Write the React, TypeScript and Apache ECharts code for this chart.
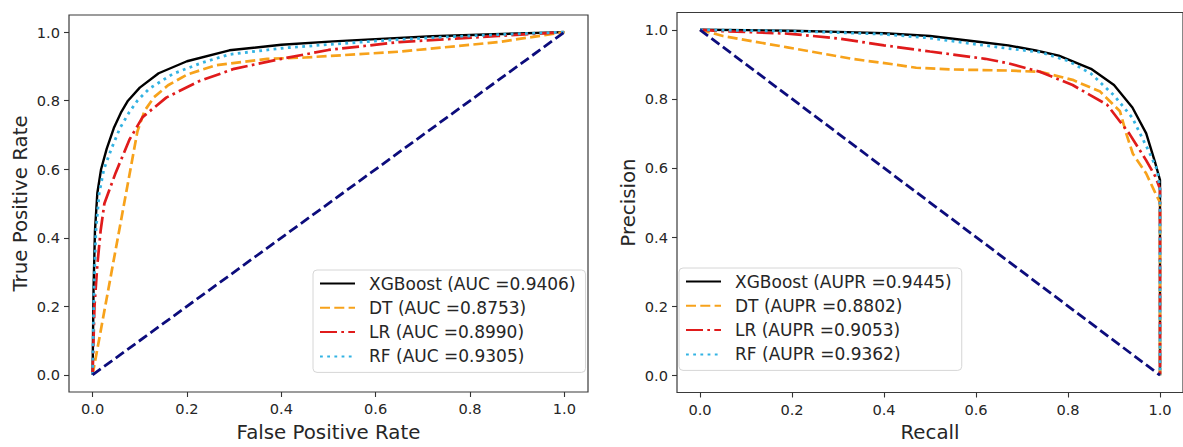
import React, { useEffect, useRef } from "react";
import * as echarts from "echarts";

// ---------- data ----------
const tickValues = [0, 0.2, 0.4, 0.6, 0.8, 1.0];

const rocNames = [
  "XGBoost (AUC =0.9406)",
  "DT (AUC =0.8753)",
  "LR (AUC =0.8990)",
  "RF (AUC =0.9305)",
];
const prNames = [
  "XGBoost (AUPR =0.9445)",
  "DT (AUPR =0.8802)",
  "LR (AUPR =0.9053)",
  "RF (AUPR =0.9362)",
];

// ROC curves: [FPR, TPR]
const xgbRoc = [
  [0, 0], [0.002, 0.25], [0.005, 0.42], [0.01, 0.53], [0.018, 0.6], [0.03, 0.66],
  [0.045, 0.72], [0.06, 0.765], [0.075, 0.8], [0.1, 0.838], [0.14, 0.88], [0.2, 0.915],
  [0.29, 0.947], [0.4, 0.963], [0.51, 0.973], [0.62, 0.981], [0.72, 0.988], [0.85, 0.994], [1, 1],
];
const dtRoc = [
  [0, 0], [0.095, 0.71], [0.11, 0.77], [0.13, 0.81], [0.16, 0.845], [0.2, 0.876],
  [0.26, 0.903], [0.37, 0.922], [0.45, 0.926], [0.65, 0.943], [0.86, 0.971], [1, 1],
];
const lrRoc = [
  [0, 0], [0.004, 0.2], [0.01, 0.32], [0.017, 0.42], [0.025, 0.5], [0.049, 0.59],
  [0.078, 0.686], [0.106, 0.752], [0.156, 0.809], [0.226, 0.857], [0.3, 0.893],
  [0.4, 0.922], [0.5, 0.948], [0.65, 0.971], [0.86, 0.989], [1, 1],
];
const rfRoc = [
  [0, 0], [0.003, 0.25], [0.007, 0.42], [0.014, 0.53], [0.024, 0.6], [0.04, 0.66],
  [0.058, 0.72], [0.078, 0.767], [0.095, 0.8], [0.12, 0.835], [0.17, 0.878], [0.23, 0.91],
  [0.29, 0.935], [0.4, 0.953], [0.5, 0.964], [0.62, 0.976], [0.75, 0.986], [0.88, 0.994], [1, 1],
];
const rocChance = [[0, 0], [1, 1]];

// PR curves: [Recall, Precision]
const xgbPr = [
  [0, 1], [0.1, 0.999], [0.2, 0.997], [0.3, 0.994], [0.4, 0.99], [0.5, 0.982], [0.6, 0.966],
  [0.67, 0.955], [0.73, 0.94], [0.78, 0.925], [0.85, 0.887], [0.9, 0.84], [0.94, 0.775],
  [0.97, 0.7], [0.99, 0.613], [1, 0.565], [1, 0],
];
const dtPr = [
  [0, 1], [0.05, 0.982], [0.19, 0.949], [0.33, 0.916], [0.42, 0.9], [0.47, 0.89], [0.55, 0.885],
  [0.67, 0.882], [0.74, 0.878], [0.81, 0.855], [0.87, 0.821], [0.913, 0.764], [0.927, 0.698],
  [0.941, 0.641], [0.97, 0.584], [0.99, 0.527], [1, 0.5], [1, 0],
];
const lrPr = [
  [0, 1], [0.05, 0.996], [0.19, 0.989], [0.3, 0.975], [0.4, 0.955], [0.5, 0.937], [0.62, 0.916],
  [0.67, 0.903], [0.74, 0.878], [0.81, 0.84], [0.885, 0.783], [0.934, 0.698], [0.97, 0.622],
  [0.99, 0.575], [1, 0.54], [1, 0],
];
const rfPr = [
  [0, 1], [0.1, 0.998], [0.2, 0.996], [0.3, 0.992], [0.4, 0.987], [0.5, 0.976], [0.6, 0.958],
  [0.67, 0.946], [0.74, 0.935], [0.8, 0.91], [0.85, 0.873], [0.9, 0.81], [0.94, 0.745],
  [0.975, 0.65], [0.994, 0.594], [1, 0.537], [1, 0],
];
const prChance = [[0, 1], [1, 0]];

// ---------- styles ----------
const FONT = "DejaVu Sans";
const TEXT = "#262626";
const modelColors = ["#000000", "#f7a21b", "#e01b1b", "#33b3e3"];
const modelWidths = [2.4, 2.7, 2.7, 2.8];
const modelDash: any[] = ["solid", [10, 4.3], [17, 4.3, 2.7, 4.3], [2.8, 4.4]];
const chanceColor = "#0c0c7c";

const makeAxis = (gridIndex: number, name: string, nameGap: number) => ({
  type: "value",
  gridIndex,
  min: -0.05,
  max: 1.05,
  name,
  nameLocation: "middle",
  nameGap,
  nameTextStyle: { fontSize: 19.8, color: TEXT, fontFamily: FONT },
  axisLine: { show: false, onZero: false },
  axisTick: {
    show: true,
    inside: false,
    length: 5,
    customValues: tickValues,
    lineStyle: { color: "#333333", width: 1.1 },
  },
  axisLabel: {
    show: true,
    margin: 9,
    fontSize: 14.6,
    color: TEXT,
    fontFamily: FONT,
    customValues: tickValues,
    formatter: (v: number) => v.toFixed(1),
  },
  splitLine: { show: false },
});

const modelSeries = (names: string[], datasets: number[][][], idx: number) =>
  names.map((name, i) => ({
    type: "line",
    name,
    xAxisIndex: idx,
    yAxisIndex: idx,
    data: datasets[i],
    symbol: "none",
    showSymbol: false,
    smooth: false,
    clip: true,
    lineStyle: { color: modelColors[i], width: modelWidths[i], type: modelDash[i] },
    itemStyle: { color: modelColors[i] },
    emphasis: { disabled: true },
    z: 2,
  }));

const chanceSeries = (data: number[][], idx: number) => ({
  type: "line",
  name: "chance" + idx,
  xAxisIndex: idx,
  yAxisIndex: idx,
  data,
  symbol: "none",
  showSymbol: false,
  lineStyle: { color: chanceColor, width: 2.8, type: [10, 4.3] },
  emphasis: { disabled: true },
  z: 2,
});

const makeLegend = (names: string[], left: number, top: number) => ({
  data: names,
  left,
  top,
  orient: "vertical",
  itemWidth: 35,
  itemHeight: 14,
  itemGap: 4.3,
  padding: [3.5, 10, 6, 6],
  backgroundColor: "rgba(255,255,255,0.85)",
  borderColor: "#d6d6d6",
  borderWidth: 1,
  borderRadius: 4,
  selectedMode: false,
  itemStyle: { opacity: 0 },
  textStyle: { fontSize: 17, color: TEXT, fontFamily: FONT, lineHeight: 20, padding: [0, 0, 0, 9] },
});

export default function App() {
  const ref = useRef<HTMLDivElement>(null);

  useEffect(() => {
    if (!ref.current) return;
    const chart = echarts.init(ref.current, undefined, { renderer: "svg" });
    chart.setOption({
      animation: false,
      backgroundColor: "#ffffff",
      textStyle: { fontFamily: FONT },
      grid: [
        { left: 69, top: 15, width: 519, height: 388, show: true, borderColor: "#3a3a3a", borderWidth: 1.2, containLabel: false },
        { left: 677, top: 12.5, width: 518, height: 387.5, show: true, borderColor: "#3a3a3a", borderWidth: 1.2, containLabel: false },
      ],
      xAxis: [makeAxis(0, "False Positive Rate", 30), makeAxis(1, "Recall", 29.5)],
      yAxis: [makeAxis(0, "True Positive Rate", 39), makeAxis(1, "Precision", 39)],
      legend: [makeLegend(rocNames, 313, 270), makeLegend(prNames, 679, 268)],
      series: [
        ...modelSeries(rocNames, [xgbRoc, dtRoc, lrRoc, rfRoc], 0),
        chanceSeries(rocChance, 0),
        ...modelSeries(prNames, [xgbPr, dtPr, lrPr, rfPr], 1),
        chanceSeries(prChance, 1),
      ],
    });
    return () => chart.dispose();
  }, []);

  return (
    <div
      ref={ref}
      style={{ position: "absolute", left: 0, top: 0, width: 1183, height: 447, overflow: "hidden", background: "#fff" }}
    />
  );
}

◆ EXERCISE PROMPT
Extract the full listing exactly, with the pictures left out.

◆ WRITTEN SOLUTION
Write the React, TypeScript and Apache ECharts code for this chart.
import React, { useEffect, useRef } from "react";
import * as echarts from "echarts";

// ---------- data ----------
const tickValues = [0, 0.2, 0.4, 0.6, 0.8, 1.0];

const rocNames = [
  "XGBoost (AUC =0.9406)",
  "DT (AUC =0.8753)",
  "LR (AUC =0.8990)",
  "RF (AUC =0.9305)",
];
const prNames = [
  "XGBoost (AUPR =0.9445)",
  "DT (AUPR =0.8802)",
  "LR (AUPR =0.9053)",
  "RF (AUPR =0.9362)",
];

// ROC curves: [FPR, TPR]
const xgbRoc = [
  [0, 0], [0.002, 0.25], [0.005, 0.42], [0.01, 0.53], [0.018, 0.6], [0.03, 0.66],
  [0.045, 0.72], [0.06, 0.765], [0.075, 0.8], [0.1, 0.838], [0.14, 0.88], [0.2, 0.915],
  [0.29, 0.947], [0.4, 0.963], [0.51, 0.973], [0.62, 0.981], [0.72, 0.988], [0.85, 0.994], [1, 1],
];
const dtRoc = [
  [0, 0], [0.095, 0.71], [0.11, 0.77], [0.13, 0.81], [0.16, 0.845], [0.2, 0.876],
  [0.26, 0.903], [0.37, 0.922], [0.45, 0.926], [0.65, 0.943], [0.86, 0.971], [1, 1],
];
const lrRoc = [
  [0, 0], [0.004, 0.2], [0.01, 0.32], [0.017, 0.42], [0.025, 0.5], [0.049, 0.59],
  [0.078, 0.686], [0.106, 0.752], [0.156, 0.809], [0.226, 0.857], [0.3, 0.893],
  [0.4, 0.922], [0.5, 0.948], [0.65, 0.971], [0.86, 0.989], [1, 1],
];
const rfRoc = [
  [0, 0], [0.003, 0.25], [0.007, 0.42], [0.014, 0.53], [0.024, 0.6], [0.04, 0.66],
  [0.058, 0.72], [0.078, 0.767], [0.095, 0.8], [0.12, 0.835], [0.17, 0.878], [0.23, 0.91],
  [0.29, 0.935], [0.4, 0.953], [0.5, 0.964], [0.62, 0.976], [0.75, 0.986], [0.88, 0.994], [1, 1],
];
const rocChance = [[0, 0], [1, 1]];

// PR curves: [Recall, Precision]
const xgbPr = [
  [0, 1], [0.1, 0.999], [0.2, 0.997], [0.3, 0.994], [0.4, 0.99], [0.5, 0.982], [0.6, 0.966],
  [0.67, 0.955], [0.73, 0.94], [0.78, 0.925], [0.85, 0.887], [0.9, 0.84], [0.94, 0.775],
  [0.97, 0.7], [0.99, 0.613], [1, 0.565], [1, 0],
];
const dtPr = [
  [0, 1], [0.05, 0.982], [0.19, 0.949], [0.33, 0.916], [0.42, 0.9], [0.47, 0.89], [0.55, 0.885],
  [0.67, 0.882], [0.74, 0.878], [0.81, 0.855], [0.87, 0.821], [0.913, 0.764], [0.927, 0.698],
  [0.941, 0.641], [0.97, 0.584], [0.99, 0.527], [1, 0.5], [1, 0],
];
const lrPr = [
  [0, 1], [0.05, 0.996], [0.19, 0.989], [0.3, 0.975], [0.4, 0.955], [0.5, 0.937], [0.62, 0.916],
  [0.67, 0.903], [0.74, 0.878], [0.81, 0.84], [0.885, 0.783], [0.934, 0.698], [0.97, 0.622],
  [0.99, 0.575], [1, 0.54], [1, 0],
];
const rfPr = [
  [0, 1], [0.1, 0.998], [0.2, 0.996], [0.3, 0.992], [0.4, 0.987], [0.5, 0.976], [0.6, 0.958],
  [0.67, 0.946], [0.74, 0.935], [0.8, 0.91], [0.85, 0.873], [0.9, 0.81], [0.94, 0.745],
  [0.975, 0.65], [0.994, 0.594], [1, 0.537], [1, 0],
];
const prChance = [[0, 1], [1, 0]];

// ---------- styles ----------
const FONT = "DejaVu Sans";
const TEXT = "#262626";
const modelColors = ["#000000", "#f7a21b", "#e01b1b", "#33b3e3"];
const modelWidths = [2.4, 2.7, 2.7, 2.8];
const modelDash: any[] = ["solid", [10, 4.3], [17, 4.3, 2.7, 4.3], [2.8, 4.4]];
const chanceColor = "#0c0c7c";

const makeAxis = (gridIndex: number, name: string, nameGap: number) => ({
  type: "value",
  gridIndex,
  min: -0.05,
  max: 1.05,
  name,
  nameLocation: "middle",
  nameGap,
  nameTextStyle: { fontSize: 19.8, color: TEXT, fontFamily: FONT },
  axisLine: { show: false, onZero: false },
  axisTick: {
    show: true,
    inside: false,
    length: 5,
    customValues: tickValues,
    lineStyle: { color: "#333333", width: 1.1 },
  },
  axisLabel: {
    show: true,
    margin: 9,
    fontSize: 14.6,
    color: TEXT,
    fontFamily: FONT,
    customValues: tickValues,
    formatter: (v: number) => v.toFixed(1),
  },
  splitLine: { show: false },
});

const modelSeries = (names: string[], datasets: number[][][], idx: number) =>
  names.map((name, i) => ({
    type: "line",
    name,
    xAxisIndex: idx,
    yAxisIndex: idx,
    data: datasets[i],
    symbol: "none",
    showSymbol: false,
    smooth: false,
    clip: true,
    lineStyle: { color: modelColors[i], width: modelWidths[i], type: modelDash[i] },
    itemStyle: { color: modelColors[i] },
    emphasis: { disabled: true },
    z: 2,
  }));

const chanceSeries = (data: number[][], idx: number) => ({
  type: "line",
  name: "chance" + idx,
  xAxisIndex: idx,
  yAxisIndex: idx,
  data,
  symbol: "none",
  showSymbol: false,
  lineStyle: { color: chanceColor, width: 2.8, type: [10, 4.3] },
  emphasis: { disabled: true },
  z: 2,
});

const makeLegend = (names: string[], left: number, top: number) => ({
  data: names,
  left,
  top,
  orient: "vertical",
  itemWidth: 35,
  itemHeight: 14,
  itemGap: 4.3,
  padding: [3.5, 10, 6, 6],
  backgroundColor: "rgba(255,255,255,0.85)",
  borderColor: "#d6d6d6",
  borderWidth: 1,
  borderRadius: 4,
  selectedMode: false,
  itemStyle: { opacity: 0 },
  textStyle: { fontSize: 17, color: TEXT, fontFamily: FONT, lineHeight: 20, padding: [0, 0, 0, 9] },
});

export default function App() {
  const ref = useRef<HTMLDivElement>(null);

  useEffect(() => {
    if (!ref.current) return;
    const chart = echarts.init(ref.current, undefined, { renderer: "svg" });
    chart.setOption({
      animation: false,
      backgroundColor: "#ffffff",
      textStyle: { fontFamily: FONT },
      grid: [
        { left: 69, top: 15, width: 519, height: 388, show: true, borderColor: "#3a3a3a", borderWidth: 1.2, containLabel: false },
        { left: 677, top: 12.5, width: 518, height: 387.5, show: true, borderColor: "#3a3a3a", borderWidth: 1.2, containLabel: false },
      ],
      xAxis: [makeAxis(0, "False Positive Rate", 30), makeAxis(1, "Recall", 29.5)],
      yAxis: [makeAxis(0, "True Positive Rate", 39), makeAxis(1, "Precision", 39)],
      legend: [makeLegend(rocNames, 313, 270), makeLegend(prNames, 679, 268)],
      series: [
        ...modelSeries(rocNames, [xgbRoc, dtRoc, lrRoc, rfRoc], 0),
        chanceSeries(rocChance, 0),
        ...modelSeries(prNames, [xgbPr, dtPr, lrPr, rfPr], 1),
        chanceSeries(prChance, 1),
      ],
    });
    return () => chart.dispose();
  }, []);

  return (
    <div
      ref={ref}
      style={{ position: "absolute", left: 0, top: 0, width: 1183, height: 447, overflow: "hidden", background: "#fff" }}
    />
  );
}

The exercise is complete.